• **REQUIRED TASK**
Pictures excluded, return the lines below from the first through the line holding "(eomD) at (927,232)".

• **GIVEN INFORMATION**

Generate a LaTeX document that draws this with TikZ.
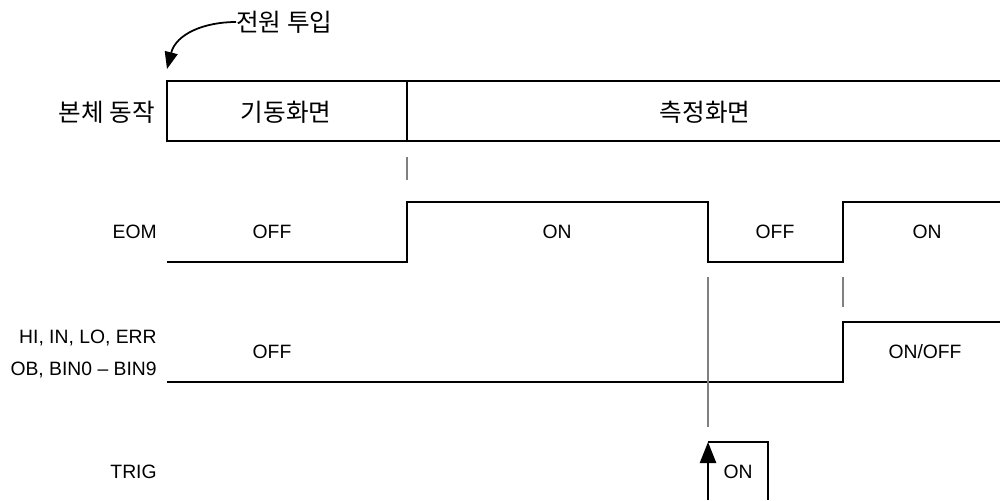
\documentclass[tikz,border=0pt]{standalone}
\usepackage{fontspec}
\setmainfont{Liberation Sans}
\newfontfamily\kor{Noto Sans CJK KR}
\usetikzlibrary{arrows.meta}

\begin{document}
\begin{tikzpicture}[x=0.02cm, y=-0.02cm, font=\fontsize{11}{18}\selectfont, >={Triangle[length=4.2mm, width=3.2mm]},
  every node/.style={inner sep=0pt},
  sig/.style={line width=1.4pt},
  tick/.style={gray, line width=0.6pt},
  kr/.style={font=\kor\fontsize{14}{16}\selectfont}]
  % page frame (1000 x 500 px)
  \useasboundingbox (0,0) rectangle (1000,500);

  % row labels
  \node[kr, anchor=east] (Lmain) at (155,112) {본체 동작};
  \node[anchor=east] (Leom) at (157,232) {EOM};
  \node[anchor=east, align=right] (Lout) at (157,354) {HI, IN, LO, ERR\\OB, BIN0 -- BIN9};
  \node[anchor=east] (Ltrig) at (157,472) {TRIG};

  % power-on note
  \node[kr, anchor=west] (pwr) at (236,22) {전원 투입};
  \coordinate (pwrTip) at (167,69);
  \draw[line width=1pt, -{Triangle[length=3.4mm, width=2.6mm]}] (pwr.west) .. controls (204,22) and (176,34) .. (pwrTip);

  % main unit state bar
  \draw[sig] (1000,81) -- (167,81) -- (167,141) -- (1000,141);
  \draw[sig] (407,81) -- (407,141);
  \node[kr] (boot) at (286,112) {기동화면};
  \node[kr] (meas) at (705,112) {측정화면};

  % EOM
  \draw[sig] (167,262) -- (407,262) -- (407,202) -- (708,202) -- (708,262)
    -- (843,262) -- (843,202) -- (1000,202);
  \node (eomA) at (272,232) {OFF};
  \node (eomB) at (557,232) {ON};
  \node (eomC) at (775,232) {OFF};
  \node (eomD) at (927,232) {ON};

  % judgement outputs
  \draw[sig] (167,382) -- (843,382) -- (843,322) -- (1000,322);
  \node (outA) at (272,352) {OFF};
  \node (outB) at (925,352) {ON/OFF};

  % TRIG pulse
  \draw[sig, ->] (708,500) -- (708,442);
  \draw[sig] (708,442) -- (768,442) -- (768,500);
  \node (trigOn) at (738,472) {ON};

  % timing guides
  \draw[tick] (407,157) -- (407,180);
  \draw[tick] (708,277) -- (708,427);
  \draw[tick] (843,277) -- (843,307);
\end{tikzpicture}
\end{document}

• **REPLY**
Generate a LaTeX document that draws this with TikZ.
\documentclass[tikz,border=0pt]{standalone}
\usepackage{fontspec}
\setmainfont{Liberation Sans}
\newfontfamily\kor{Noto Sans CJK KR}
\usetikzlibrary{arrows.meta}

\begin{document}
\begin{tikzpicture}[x=0.02cm, y=-0.02cm, font=\fontsize{11}{18}\selectfont, >={Triangle[length=4.2mm, width=3.2mm]},
  every node/.style={inner sep=0pt},
  sig/.style={line width=1.4pt},
  tick/.style={gray, line width=0.6pt},
  kr/.style={font=\kor\fontsize{14}{16}\selectfont}]
  % page frame (1000 x 500 px)
  \useasboundingbox (0,0) rectangle (1000,500);

  % row labels
  \node[kr, anchor=east] (Lmain) at (155,112) {본체 동작};
  \node[anchor=east] (Leom) at (157,232) {EOM};
  \node[anchor=east, align=right] (Lout) at (157,354) {HI, IN, LO, ERR\\OB, BIN0 -- BIN9};
  \node[anchor=east] (Ltrig) at (157,472) {TRIG};

  % power-on note
  \node[kr, anchor=west] (pwr) at (236,22) {전원 투입};
  \coordinate (pwrTip) at (167,69);
  \draw[line width=1pt, -{Triangle[length=3.4mm, width=2.6mm]}] (pwr.west) .. controls (204,22) and (176,34) .. (pwrTip);

  % main unit state bar
  \draw[sig] (1000,81) -- (167,81) -- (167,141) -- (1000,141);
  \draw[sig] (407,81) -- (407,141);
  \node[kr] (boot) at (286,112) {기동화면};
  \node[kr] (meas) at (705,112) {측정화면};

  % EOM
  \draw[sig] (167,262) -- (407,262) -- (407,202) -- (708,202) -- (708,262)
    -- (843,262) -- (843,202) -- (1000,202);
  \node (eomA) at (272,232) {OFF};
  \node (eomB) at (557,232) {ON};
  \node (eomC) at (775,232) {OFF};
  \node (eomD) at (927,232) {ON};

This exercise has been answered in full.